= Chavdar Voyvoda =

Who doesn't know Chavdar Voyvoda,
who has not heard of him?
…
And he was a fearsome hajduk
for wealthy people and Turks;
but for the miserable poor people
Chavdar Voyvoda was a protection!
— Hristo Botev, Hajduks, 1871

Chavdar (Чавдар) was a 16th-century semi-legendary Bulgarian hajduk voivode, a leader of a band of outlaws and a protector of the people against Ottoman injustice. Hajduks would usually take to the woods and wage guerrilla warfare on the ruling Turks. Chavdar was born in south Macedonia and headed a band of 300 people.

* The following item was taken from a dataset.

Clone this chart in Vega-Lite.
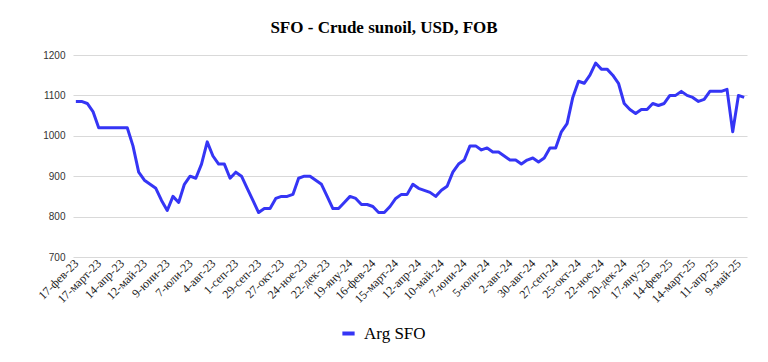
{
  "$schema": "https://vega.github.io/schema/vega-lite/v6.json",
  "autosize": {"type": "none"},
  "width": 674,
  "height": 202,
  "padding": {"left": 73, "top": 55, "right": 21, "bottom": 105},
  "background": "#ffffff",
  "title": {
    "text": "SFO - Crude sunoil, USD, FOB",
    "font": "Liberation Serif",
    "fontSize": 17,
    "fontWeight": "bold",
    "color": "#000000",
    "anchor": "middle",
    "dx": -26,
    "offset": 13
  },
  "data": {
    "values": [
      {"d": "17-фев-23", "v": 1085}, {"d": "24-фев-23", "v": 1085},
      {"d": "3-март-23", "v": 1080}, {"d": "10-март-23", "v": 1060}, {"d": "17-март-23", "v": 1020}, {"d": "24-март-23", "v": 1020}, {"d": "31-март-23", "v": 1020},
      {"d": "7-апр-23", "v": 1020}, {"d": "14-апр-23", "v": 1020}, {"d": "21-апр-23", "v": 1020}, {"d": "28-апр-23", "v": 975},
      {"d": "5-май-23", "v": 910}, {"d": "12-май-23", "v": 890}, {"d": "19-май-23", "v": 880}, {"d": "26-май-23", "v": 870},
      {"d": "2-юни-23", "v": 840}, {"d": "9-юни-23", "v": 815}, {"d": "16-юни-23", "v": 850}, {"d": "23-юни-23", "v": 835}, {"d": "30-юни-23", "v": 880},
      {"d": "7-юли-23", "v": 900}, {"d": "14-юли-23", "v": 895}, {"d": "21-юли-23", "v": 930}, {"d": "28-юли-23", "v": 985},
      {"d": "4-авг-23", "v": 950}, {"d": "11-авг-23", "v": 930}, {"d": "18-авг-23", "v": 930}, {"d": "25-авг-23", "v": 895},
      {"d": "1-сеп-23", "v": 910}, {"d": "8-сеп-23", "v": 900}, {"d": "15-сеп-23", "v": 870}, {"d": "22-сеп-23", "v": 840}, {"d": "29-сеп-23", "v": 810},
      {"d": "6-окт-23", "v": 820}, {"d": "13-окт-23", "v": 820}, {"d": "20-окт-23", "v": 845}, {"d": "27-окт-23", "v": 850},
      {"d": "3-ное-23", "v": 850}, {"d": "10-ное-23", "v": 855}, {"d": "17-ное-23", "v": 895}, {"d": "24-ное-23", "v": 900},
      {"d": "1-дек-23", "v": 900}, {"d": "8-дек-23", "v": 890}, {"d": "15-дек-23", "v": 880}, {"d": "22-дек-23", "v": 850}, {"d": "29-дек-23", "v": 820},
      {"d": "5-яну-24", "v": 820}, {"d": "12-яну-24", "v": 835}, {"d": "19-яну-24", "v": 850}, {"d": "26-яну-24", "v": 845},
      {"d": "2-фев-24", "v": 830}, {"d": "9-фев-24", "v": 830}, {"d": "16-фев-24", "v": 825}, {"d": "23-фев-24", "v": 810},
      {"d": "1-март-24", "v": 810}, {"d": "8-март-24", "v": 825}, {"d": "15-март-24", "v": 845}, {"d": "22-март-24", "v": 855}, {"d": "29-март-24", "v": 855},
      {"d": "5-апр-24", "v": 880}, {"d": "12-апр-24", "v": 870}, {"d": "19-апр-24", "v": 865}, {"d": "26-апр-24", "v": 860},
      {"d": "3-май-24", "v": 850}, {"d": "10-май-24", "v": 865}, {"d": "17-май-24", "v": 875}, {"d": "24-май-24", "v": 910}, {"d": "31-май-24", "v": 930},
      {"d": "7-юни-24", "v": 940}, {"d": "14-юни-24", "v": 975}, {"d": "21-юни-24", "v": 975}, {"d": "28-юни-24", "v": 965},
      {"d": "5-юли-24", "v": 970}, {"d": "12-юли-24", "v": 960}, {"d": "19-юли-24", "v": 960}, {"d": "26-юли-24", "v": 950},
      {"d": "2-авг-24", "v": 940}, {"d": "9-авг-24", "v": 940}, {"d": "16-авг-24", "v": 930}, {"d": "23-авг-24", "v": 940}, {"d": "30-авг-24", "v": 945},
      {"d": "6-сеп-24", "v": 935}, {"d": "13-сеп-24", "v": 945}, {"d": "20-сеп-24", "v": 970}, {"d": "27-сеп-24", "v": 970},
      {"d": "4-окт-24", "v": 1010}, {"d": "11-окт-24", "v": 1030}, {"d": "18-окт-24", "v": 1095}, {"d": "25-окт-24", "v": 1135},
      {"d": "1-ное-24", "v": 1130}, {"d": "8-ное-24", "v": 1150}, {"d": "15-ное-24", "v": 1180}, {"d": "22-ное-24", "v": 1165}, {"d": "29-ное-24", "v": 1165},
      {"d": "6-дек-24", "v": 1150}, {"d": "13-дек-24", "v": 1130}, {"d": "20-дек-24", "v": 1080}, {"d": "27-дек-24", "v": 1065},
      {"d": "3-яну-25", "v": 1055}, {"d": "10-яну-25", "v": 1065}, {"d": "17-яну-25", "v": 1065}, {"d": "24-яну-25", "v": 1080}, {"d": "31-яну-25", "v": 1075},
      {"d": "7-фев-25", "v": 1080}, {"d": "14-фев-25", "v": 1100}, {"d": "21-фев-25", "v": 1100}, {"d": "28-фев-25", "v": 1110},
      {"d": "7-март-25", "v": 1100}, {"d": "14-март-25", "v": 1095}, {"d": "21-март-25", "v": 1085}, {"d": "28-март-25", "v": 1090},
      {"d": "4-апр-25", "v": 1110}, {"d": "11-апр-25", "v": 1110}, {"d": "18-апр-25", "v": 1110}, {"d": "25-апр-25", "v": 1115},
      {"d": "2-май-25", "v": 1010}, {"d": "9-май-25", "v": 1100}, {"d": "16-май-25", "v": 1095}
    ]
  },
  "mark": {"type": "line", "strokeWidth": 3, "strokeJoin": "round"},
  "encoding": {
    "x": {
      "field": "d",
      "type": "ordinal",
      "sort": null,
      "scale": {"type": "point", "padding": 0.5},
      "axis": {
        "title": null,
        "values": ["17-фев-23", "17-март-23", "14-апр-23", "12-май-23", "9-юни-23", "7-юли-23", "4-авг-23", "1-сеп-23", "29-сеп-23", "27-окт-23", "24-ное-23", "22-дек-23", "19-яну-24", "16-фев-24", "15-март-24", "12-апр-24", "10-май-24", "7-юни-24", "5-юли-24", "2-авг-24", "30-авг-24", "27-сеп-24", "25-окт-24", "22-ное-24", "20-дек-24", "17-яну-25", "14-фев-25", "14-март-25", "11-апр-25", "9-май-25"],
        "labelAngle": -45,
        "labelAlign": "right",
        "labelBaseline": "middle",
        "labelFont": "Liberation Serif",
        "labelFontSize": 12,
        "labelColor": "#222222",
        "labelPadding": 4,
        "labelOverlap": false,
        "ticks": false,
        "domain": false,
        "grid": false
      }
    },
    "y": {
      "field": "v",
      "type": "quantitative",
      "scale": {"domain": [700, 1200], "nice": false, "zero": false},
      "axis": {
        "title": null,
        "values": [700, 800, 900, 1000, 1100, 1200],
        "format": "d",
        "labelFont": "Liberation Sans",
        "labelFontSize": 10,
        "labelColor": "#333333",
        "labelPadding": 8,
        "ticks": false,
        "domain": false,
        "grid": true,
        "gridColor": "#d9d9d9",
        "gridWidth": 1
      }
    },
    "color": {
      "datum": "Arg SFO",
      "type": "nominal",
      "scale": {"range": ["#3535f5"]},
      "legend": {
        "title": null,
        "orient": "none",
        "legendX": 267,
        "legendY": 270,
        "symbolType": "stroke",
        "symbolStrokeWidth": 4,
        "symbolSize": 150,
        "labelFont": "Liberation Serif",
        "labelFontSize": 17,
        "labelColor": "#000000",
        "labelOffset": 7
      }
    }
  },
  "config": {"view": {"stroke": null}}
}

He was initially active in the Štip and Kozjak regions, but subsequently moved to the region of Sofia. According to the legend, he was captured by the pasha of Sofia by trickery, but rescued by his nephew and standard-bearer Lalush Voyvoda who devastated the pasha's estates. It is thought that Chavdar may have been one of the hajduks who assaulted Sofia in February 1595.

==Legacy==

One of the greatest hajduk figures in Bulgarian folklore and epic tales, Chavdar was immortalised by national poet Hristo Botev. One of Botev's masterpieces, Hajduks, is about Chavdar, as are a large number of folk songs. A Bulgarian coach company carries the name of this character.

Chavdar Peninsula in Graham Land on the Antarctic Peninsula, Antarctica is named after Chavdar.